Epigenetic modifications modulate the accessibility of genetic material for transcription, and are a method for persistent modulation of expression patterns. Epigenetic modifications do not change the DNA sequence but are inheritable, and cells can actively modify epigenetic marks in response to external stimuli or internal regulatory networks. Because of this highly dynamic nature, epigenetic modifications occur faster than sequence modifications, and they are a driving force behind human development and cancer progression. In order to understand the dynamic nature of histone modification, single-cell analysis of heterogeneous population appears necessary. We aim to provide key techniques in this field.
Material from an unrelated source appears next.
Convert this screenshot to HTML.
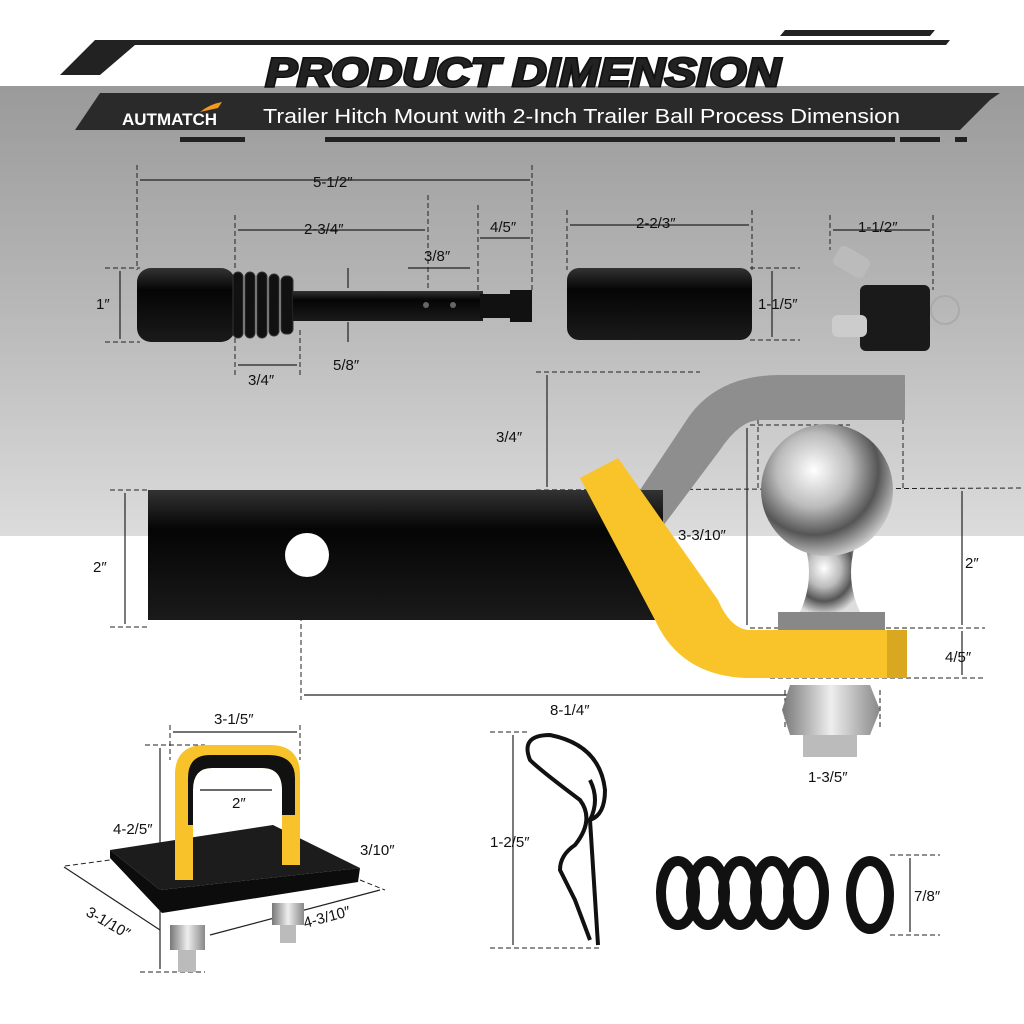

There are two main mechanisms for the epigenetic modification: methylation of cytosine bases, and modification of histone tails. We have demonstrated methylation mapping using a fluorescently labeled protein that binds to methylated copies of the essential CpG motif. We were able to demonstrate specificity, gene-relevant resolution, and profiling within single molecules.
Methylation mapping in nanochannels. DNA is green, and methylation markers are red.
We have divided the mapping of histone modification into the conceptual steps of chromatin stretching and labeling of histones. The stretching of chromatin was successful, and we found stretching consistent with a deGennes-like scaling. The fluorescent labeling of modifications is currently in process.
Detection of chromatin formation on lambda-DNA. (Left) Chromatin in nanochannels. (Right) DNA in nanochannels.
We are also investigating a method identifying epigenetic marks using label-free uv-resonant Raman scattering enhanced by near-field optics in nanochannels. This work is being perfomed in collaboration with Dr. Hallen at NC State's Physics departement.